• TASK GOAL:
Give an exact transcription of every line, dropping the images.

====

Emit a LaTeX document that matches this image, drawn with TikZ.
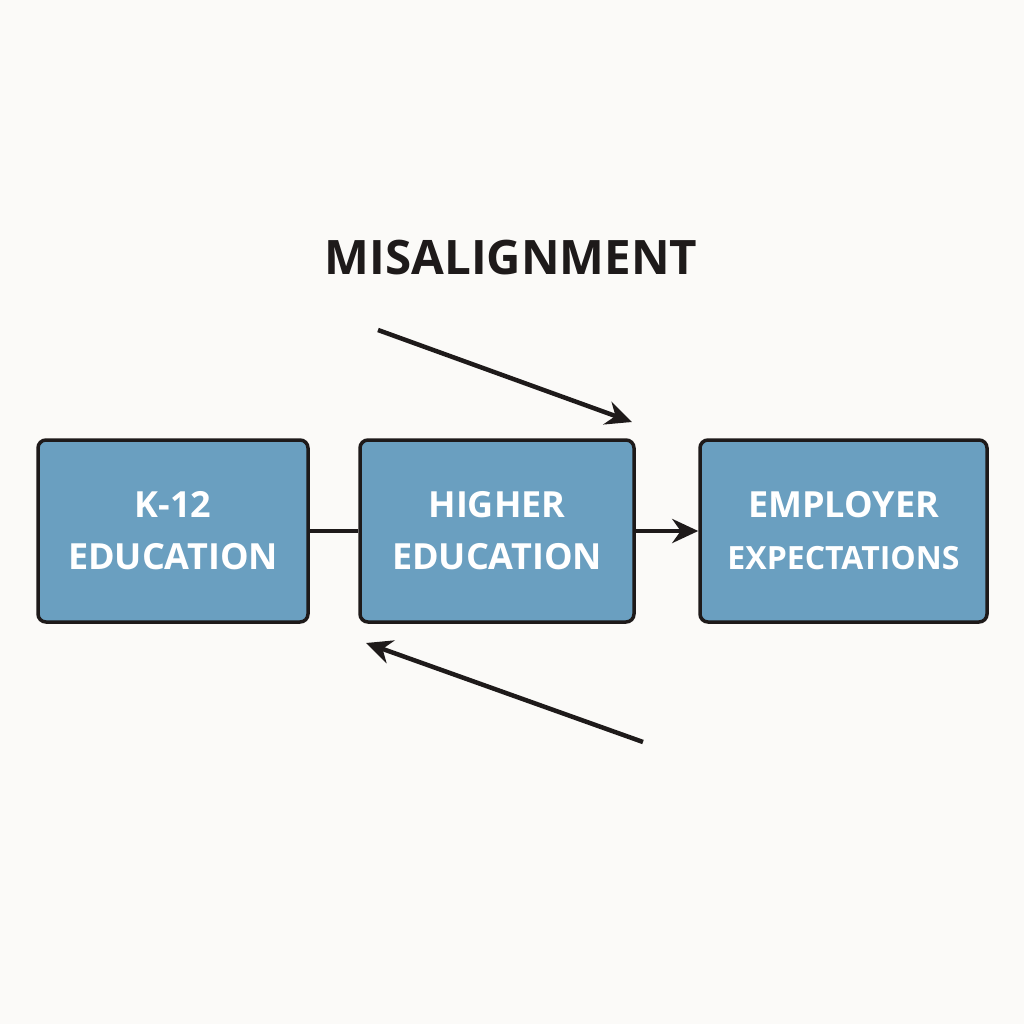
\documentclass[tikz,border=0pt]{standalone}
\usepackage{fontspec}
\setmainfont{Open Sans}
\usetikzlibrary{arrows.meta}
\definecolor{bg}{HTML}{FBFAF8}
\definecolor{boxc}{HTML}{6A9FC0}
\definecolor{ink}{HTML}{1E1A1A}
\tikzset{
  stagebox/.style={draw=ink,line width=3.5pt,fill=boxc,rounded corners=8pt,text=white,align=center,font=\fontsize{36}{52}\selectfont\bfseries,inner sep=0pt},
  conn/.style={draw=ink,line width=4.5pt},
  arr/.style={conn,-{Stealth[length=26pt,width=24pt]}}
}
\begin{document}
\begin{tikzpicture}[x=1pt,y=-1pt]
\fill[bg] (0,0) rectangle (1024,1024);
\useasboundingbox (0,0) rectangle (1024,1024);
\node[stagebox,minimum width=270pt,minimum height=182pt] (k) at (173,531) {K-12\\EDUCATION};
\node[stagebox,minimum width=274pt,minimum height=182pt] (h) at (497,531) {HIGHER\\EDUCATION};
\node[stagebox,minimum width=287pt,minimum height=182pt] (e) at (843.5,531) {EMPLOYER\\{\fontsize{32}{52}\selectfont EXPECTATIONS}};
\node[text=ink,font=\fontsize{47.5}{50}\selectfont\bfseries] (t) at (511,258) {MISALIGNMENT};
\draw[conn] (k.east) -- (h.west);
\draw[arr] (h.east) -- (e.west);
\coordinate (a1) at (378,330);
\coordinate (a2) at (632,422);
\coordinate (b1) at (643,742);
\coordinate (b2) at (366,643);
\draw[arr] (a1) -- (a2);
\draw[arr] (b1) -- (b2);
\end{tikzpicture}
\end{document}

====

• CORRECT RESPONSE:
Emit a LaTeX document that matches this image, drawn with TikZ.
\documentclass[tikz,border=0pt]{standalone}
\usepackage{fontspec}
\setmainfont{Open Sans}
\usetikzlibrary{arrows.meta}
\definecolor{bg}{HTML}{FBFAF8}
\definecolor{boxc}{HTML}{6A9FC0}
\definecolor{ink}{HTML}{1E1A1A}
\tikzset{
  stagebox/.style={draw=ink,line width=3.5pt,fill=boxc,rounded corners=8pt,text=white,align=center,font=\fontsize{36}{52}\selectfont\bfseries,inner sep=0pt},
  conn/.style={draw=ink,line width=4.5pt},
  arr/.style={conn,-{Stealth[length=26pt,width=24pt]}}
}
\begin{document}
\begin{tikzpicture}[x=1pt,y=-1pt]
\fill[bg] (0,0) rectangle (1024,1024);
\useasboundingbox (0,0) rectangle (1024,1024);
\node[stagebox,minimum width=270pt,minimum height=182pt] (k) at (173,531) {K-12\\EDUCATION};
\node[stagebox,minimum width=274pt,minimum height=182pt] (h) at (497,531) {HIGHER\\EDUCATION};
\node[stagebox,minimum width=287pt,minimum height=182pt] (e) at (843.5,531) {EMPLOYER\\{\fontsize{32}{52}\selectfont EXPECTATIONS}};
\node[text=ink,font=\fontsize{47.5}{50}\selectfont\bfseries] (t) at (511,258) {MISALIGNMENT};
\draw[conn] (k.east) -- (h.west);
\draw[arr] (h.east) -- (e.west);
\coordinate (a1) at (378,330);
\coordinate (a2) at (632,422);
\coordinate (b1) at (643,742);
\coordinate (b2) at (366,643);
\draw[arr] (a1) -- (a2);
\draw[arr] (b1) -- (b2);
\end{tikzpicture}
\end{document}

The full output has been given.